Print word for word the first line of the listing below and every line after it, through the line with "const toTs = (d: string)". Leave out the pictures and the rest.

Plotting code records

--------

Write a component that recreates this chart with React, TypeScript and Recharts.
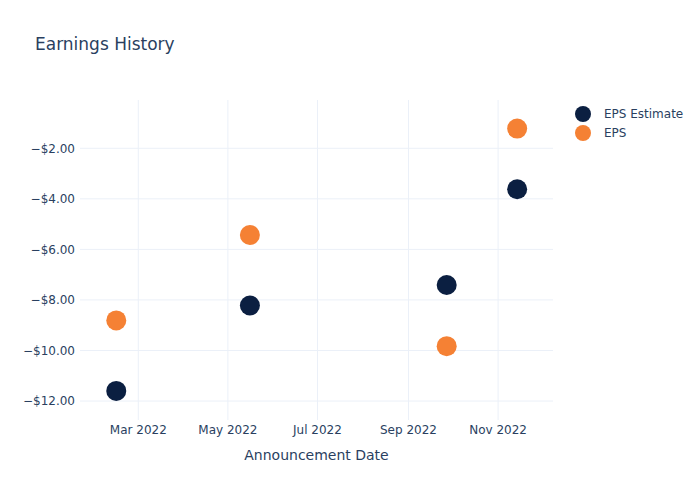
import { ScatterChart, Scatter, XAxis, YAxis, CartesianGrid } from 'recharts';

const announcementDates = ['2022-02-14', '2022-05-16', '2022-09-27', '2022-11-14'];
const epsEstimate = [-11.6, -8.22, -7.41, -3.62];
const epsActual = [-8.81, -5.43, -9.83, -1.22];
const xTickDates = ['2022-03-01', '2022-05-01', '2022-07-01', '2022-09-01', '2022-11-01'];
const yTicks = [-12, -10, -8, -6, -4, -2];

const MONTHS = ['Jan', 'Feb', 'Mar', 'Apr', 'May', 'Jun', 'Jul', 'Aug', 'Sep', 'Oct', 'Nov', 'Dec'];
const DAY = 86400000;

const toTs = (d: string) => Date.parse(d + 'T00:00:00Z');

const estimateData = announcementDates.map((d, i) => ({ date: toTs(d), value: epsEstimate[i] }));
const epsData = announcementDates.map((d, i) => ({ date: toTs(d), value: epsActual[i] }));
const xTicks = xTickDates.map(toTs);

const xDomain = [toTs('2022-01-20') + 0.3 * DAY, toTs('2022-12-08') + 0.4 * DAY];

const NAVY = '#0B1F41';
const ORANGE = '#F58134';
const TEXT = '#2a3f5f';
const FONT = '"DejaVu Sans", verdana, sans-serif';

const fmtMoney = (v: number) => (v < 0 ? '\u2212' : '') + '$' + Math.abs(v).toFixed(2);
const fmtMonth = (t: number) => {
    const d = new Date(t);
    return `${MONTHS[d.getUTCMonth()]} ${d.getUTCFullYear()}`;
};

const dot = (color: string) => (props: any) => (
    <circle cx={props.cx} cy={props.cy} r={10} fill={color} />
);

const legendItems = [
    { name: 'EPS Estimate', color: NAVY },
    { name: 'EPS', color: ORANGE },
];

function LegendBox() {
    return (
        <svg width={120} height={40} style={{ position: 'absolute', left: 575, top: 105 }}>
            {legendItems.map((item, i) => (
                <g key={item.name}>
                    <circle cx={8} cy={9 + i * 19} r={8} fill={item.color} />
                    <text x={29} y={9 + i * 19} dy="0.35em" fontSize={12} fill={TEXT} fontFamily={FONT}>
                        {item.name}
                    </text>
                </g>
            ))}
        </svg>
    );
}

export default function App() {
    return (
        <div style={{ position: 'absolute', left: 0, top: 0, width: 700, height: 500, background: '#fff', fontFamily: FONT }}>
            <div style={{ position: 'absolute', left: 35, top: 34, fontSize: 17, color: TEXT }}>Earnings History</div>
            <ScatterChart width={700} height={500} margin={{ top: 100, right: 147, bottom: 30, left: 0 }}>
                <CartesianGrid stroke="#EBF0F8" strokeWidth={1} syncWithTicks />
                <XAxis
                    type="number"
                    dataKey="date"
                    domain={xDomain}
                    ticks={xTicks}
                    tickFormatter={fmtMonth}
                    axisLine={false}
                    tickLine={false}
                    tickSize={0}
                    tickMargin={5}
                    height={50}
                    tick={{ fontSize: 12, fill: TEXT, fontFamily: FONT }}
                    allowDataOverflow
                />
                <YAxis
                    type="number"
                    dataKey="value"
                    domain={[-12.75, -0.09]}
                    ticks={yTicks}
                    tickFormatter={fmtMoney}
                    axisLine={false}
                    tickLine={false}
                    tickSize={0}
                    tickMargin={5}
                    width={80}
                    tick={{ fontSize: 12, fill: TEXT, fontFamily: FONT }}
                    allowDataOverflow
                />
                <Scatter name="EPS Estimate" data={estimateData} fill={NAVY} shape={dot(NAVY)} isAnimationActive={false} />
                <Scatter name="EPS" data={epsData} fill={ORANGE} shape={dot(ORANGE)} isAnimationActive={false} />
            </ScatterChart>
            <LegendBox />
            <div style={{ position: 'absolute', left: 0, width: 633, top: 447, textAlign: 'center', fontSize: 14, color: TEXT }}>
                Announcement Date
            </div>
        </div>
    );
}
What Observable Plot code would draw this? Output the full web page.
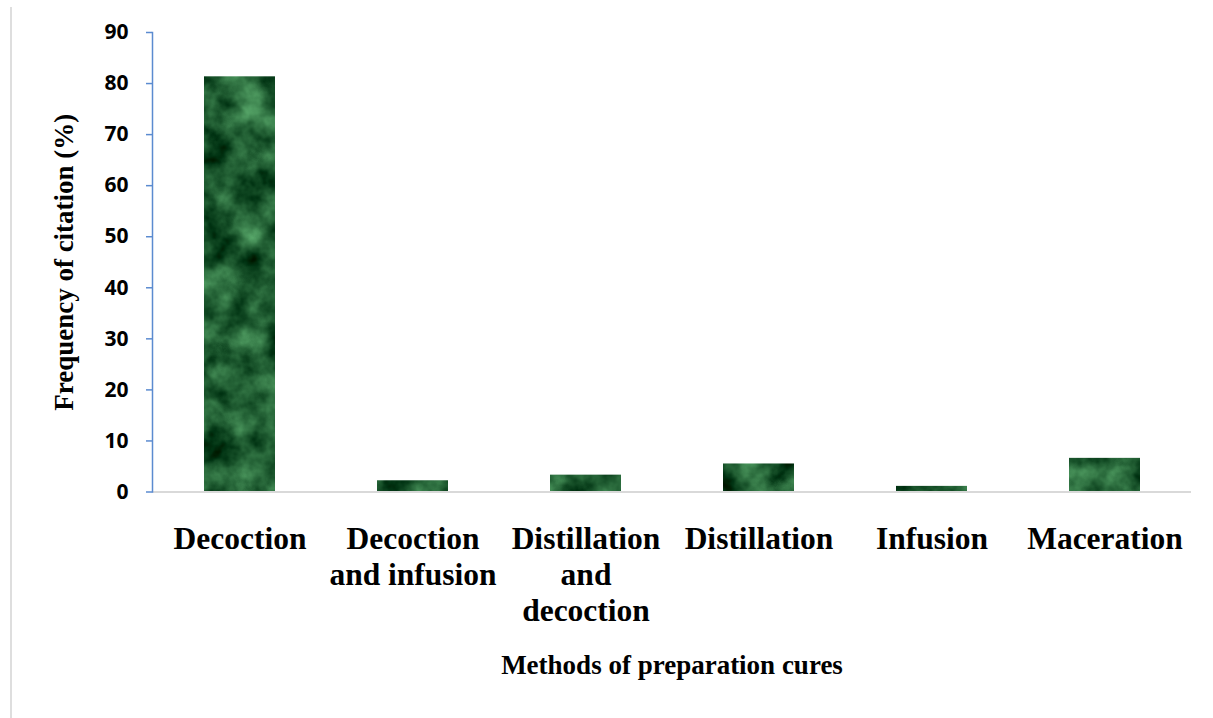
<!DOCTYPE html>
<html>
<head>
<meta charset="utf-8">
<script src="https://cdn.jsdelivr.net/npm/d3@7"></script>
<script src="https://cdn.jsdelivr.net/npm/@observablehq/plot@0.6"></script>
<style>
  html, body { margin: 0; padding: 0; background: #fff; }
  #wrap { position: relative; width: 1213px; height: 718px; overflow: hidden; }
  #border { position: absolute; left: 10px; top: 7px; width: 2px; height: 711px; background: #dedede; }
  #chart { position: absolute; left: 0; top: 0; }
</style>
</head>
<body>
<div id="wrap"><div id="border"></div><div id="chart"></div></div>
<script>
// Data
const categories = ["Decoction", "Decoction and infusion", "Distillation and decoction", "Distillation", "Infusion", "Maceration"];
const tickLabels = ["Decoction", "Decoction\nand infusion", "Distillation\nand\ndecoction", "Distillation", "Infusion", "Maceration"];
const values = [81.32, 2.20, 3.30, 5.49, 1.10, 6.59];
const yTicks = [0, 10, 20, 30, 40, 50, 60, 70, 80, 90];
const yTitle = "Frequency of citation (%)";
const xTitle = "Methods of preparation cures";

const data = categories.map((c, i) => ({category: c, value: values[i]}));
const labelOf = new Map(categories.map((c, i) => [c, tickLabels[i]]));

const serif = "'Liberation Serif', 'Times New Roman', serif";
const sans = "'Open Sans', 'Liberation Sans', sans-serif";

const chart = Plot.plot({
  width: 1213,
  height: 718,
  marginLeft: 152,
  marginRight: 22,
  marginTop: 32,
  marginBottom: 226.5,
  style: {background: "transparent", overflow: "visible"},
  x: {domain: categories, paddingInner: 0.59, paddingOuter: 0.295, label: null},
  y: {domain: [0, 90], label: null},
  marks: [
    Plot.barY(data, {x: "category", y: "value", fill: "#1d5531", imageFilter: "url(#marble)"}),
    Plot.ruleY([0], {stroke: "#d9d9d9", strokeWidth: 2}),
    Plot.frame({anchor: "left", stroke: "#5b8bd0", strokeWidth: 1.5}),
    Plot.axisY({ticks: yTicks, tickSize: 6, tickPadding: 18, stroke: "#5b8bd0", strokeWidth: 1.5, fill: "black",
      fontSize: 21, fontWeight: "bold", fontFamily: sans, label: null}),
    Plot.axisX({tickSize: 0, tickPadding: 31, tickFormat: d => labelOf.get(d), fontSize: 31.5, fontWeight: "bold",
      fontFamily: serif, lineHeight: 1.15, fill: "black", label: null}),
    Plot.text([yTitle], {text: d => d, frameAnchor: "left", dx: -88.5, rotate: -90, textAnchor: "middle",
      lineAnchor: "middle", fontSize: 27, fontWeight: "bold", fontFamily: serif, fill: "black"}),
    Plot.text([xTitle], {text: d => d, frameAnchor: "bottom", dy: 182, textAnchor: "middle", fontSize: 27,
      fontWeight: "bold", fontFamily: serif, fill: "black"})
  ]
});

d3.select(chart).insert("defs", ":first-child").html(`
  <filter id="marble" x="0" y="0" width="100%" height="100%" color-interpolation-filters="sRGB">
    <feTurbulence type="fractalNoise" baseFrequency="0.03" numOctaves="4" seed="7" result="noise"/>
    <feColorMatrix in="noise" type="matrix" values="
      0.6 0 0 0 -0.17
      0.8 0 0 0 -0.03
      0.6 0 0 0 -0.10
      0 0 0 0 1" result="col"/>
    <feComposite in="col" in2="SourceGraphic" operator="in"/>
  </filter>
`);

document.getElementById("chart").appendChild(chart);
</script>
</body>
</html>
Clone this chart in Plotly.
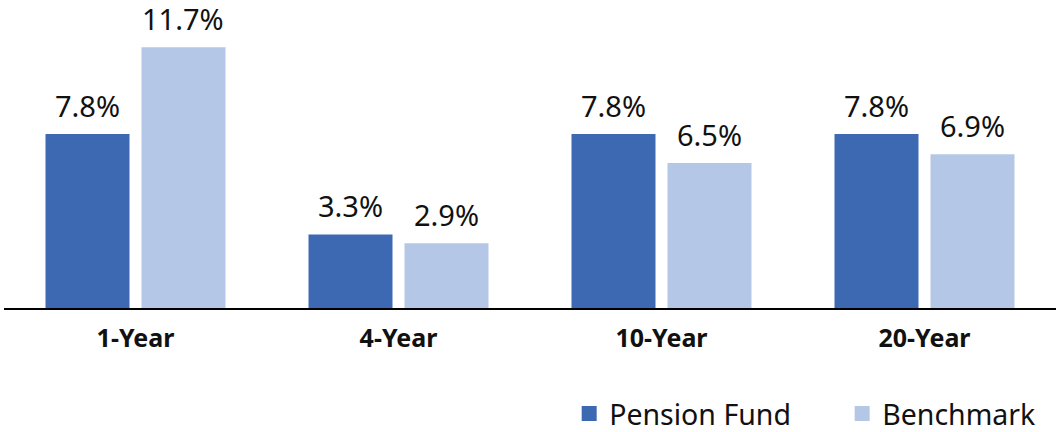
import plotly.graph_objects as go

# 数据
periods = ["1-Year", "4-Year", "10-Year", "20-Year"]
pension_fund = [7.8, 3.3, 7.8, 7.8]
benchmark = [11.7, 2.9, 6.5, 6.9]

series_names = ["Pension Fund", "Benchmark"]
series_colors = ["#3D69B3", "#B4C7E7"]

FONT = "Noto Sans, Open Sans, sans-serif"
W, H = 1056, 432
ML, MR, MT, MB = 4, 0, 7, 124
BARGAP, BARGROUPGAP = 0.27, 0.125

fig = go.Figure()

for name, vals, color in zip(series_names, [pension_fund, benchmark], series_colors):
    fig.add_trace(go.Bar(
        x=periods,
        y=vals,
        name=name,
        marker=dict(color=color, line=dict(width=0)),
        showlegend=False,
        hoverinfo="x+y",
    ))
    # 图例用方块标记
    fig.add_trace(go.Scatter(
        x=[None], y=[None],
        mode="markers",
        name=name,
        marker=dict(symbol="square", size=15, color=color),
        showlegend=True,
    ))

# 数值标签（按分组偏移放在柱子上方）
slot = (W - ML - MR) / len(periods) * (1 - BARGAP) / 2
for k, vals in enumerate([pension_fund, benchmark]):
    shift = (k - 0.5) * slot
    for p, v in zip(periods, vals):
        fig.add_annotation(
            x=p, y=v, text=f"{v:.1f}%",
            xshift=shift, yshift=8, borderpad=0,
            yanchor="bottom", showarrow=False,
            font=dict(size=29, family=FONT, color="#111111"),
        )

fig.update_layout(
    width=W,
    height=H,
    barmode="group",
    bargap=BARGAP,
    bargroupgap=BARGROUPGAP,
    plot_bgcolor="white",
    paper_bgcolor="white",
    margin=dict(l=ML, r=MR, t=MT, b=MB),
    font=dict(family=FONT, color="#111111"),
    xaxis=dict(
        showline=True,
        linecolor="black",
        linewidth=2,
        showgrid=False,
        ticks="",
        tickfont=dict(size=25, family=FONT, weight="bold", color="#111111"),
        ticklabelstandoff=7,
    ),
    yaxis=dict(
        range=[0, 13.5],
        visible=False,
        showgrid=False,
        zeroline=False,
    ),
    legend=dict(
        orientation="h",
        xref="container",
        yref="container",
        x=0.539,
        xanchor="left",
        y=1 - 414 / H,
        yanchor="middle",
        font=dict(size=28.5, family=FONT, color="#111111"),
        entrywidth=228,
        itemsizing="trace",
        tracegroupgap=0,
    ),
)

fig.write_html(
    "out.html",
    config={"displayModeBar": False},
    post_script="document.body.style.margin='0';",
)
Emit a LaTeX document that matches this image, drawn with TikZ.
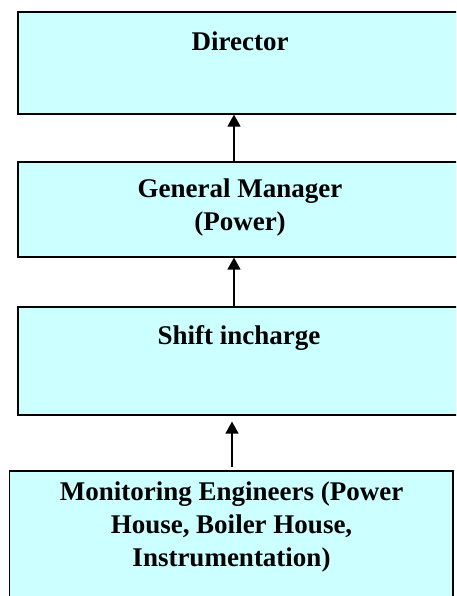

--------

▸ **Solution to the problem**:
Write a component that recreates this chart with React, TypeScript and Recharts.
import { ScatterChart, Scatter, XAxis, YAxis, CartesianGrid } from 'recharts';

const announcementDates = ['2022-02-14', '2022-05-16', '2022-09-27', '2022-11-14'];
const epsEstimate = [-11.6, -8.22, -7.41, -3.62];
const epsActual = [-8.81, -5.43, -9.83, -1.22];
const xTickDates = ['2022-03-01', '2022-05-01', '2022-07-01', '2022-09-01', '2022-11-01'];
const yTicks = [-12, -10, -8, -6, -4, -2];

const MONTHS = ['Jan', 'Feb', 'Mar', 'Apr', 'May', 'Jun', 'Jul', 'Aug', 'Sep', 'Oct', 'Nov', 'Dec'];
const DAY = 86400000;

const toTs = (d: string) => Date.parse(d + 'T00:00:00Z');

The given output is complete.